Heyman was elected assistant precinct chair at the last caucus, which was heavily attended by Macalester students. As assistant chair, he had the responsibility of running Tuesday night's caucus.

The host drew a few laughs over the course of the night, especially when he asked the nearly empty room if anyone wanted to be an alternate delegate when there were still unfilled delegate slots.

The caucus resulted in gubernatorial hopeful Matt Entenza receiving the most votes of all candidates in the straw poll, with 29 ballots.

A number of resolutions concerning environmental contamination, childhood care and healthcare were passed, and 31 attendees were nominated as delegates to the senate district convention.

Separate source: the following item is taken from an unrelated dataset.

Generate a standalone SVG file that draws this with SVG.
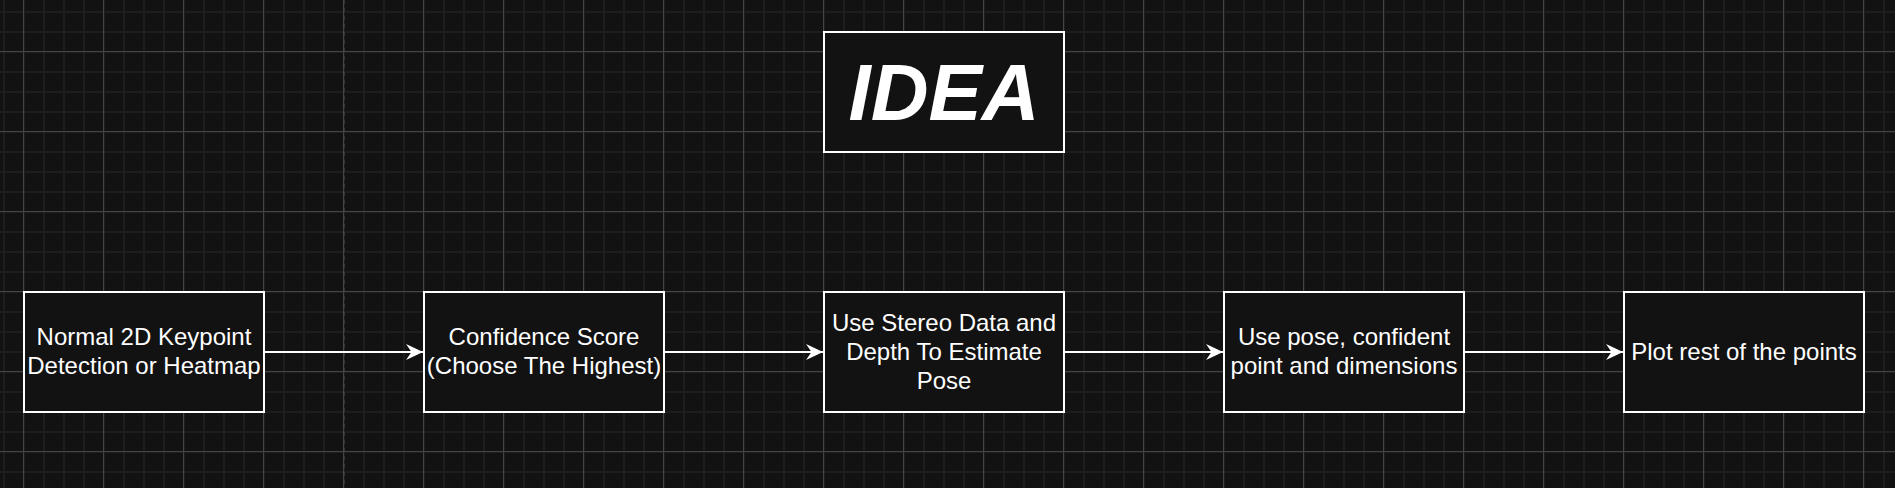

The caucus was run almost entirely by Macalester students, who handed out informational flyers, registered voters and collected ballots. Two students were nominated as tellers, or ballot counters, including Mac Dems co-chair Natalie Pavlatos '12.

A member of Macalester's Model UN team and a self-described politics buff, Pavlatos said she has been politically involved since high school.

"At school everyone would come to me with questions about who to vote for," Pavlatos said. "I tried to stay away from the political science major for as long as I could because everyone thought that was what I would do … but I couldn't."

Pavlatos wasn't surprised by the lack of student interest in the caucus.

"For the presidential years the caucus is pretty important, but for the government years it just gauges support," Pavlatos said. "It's really the DFL endorsement that matters."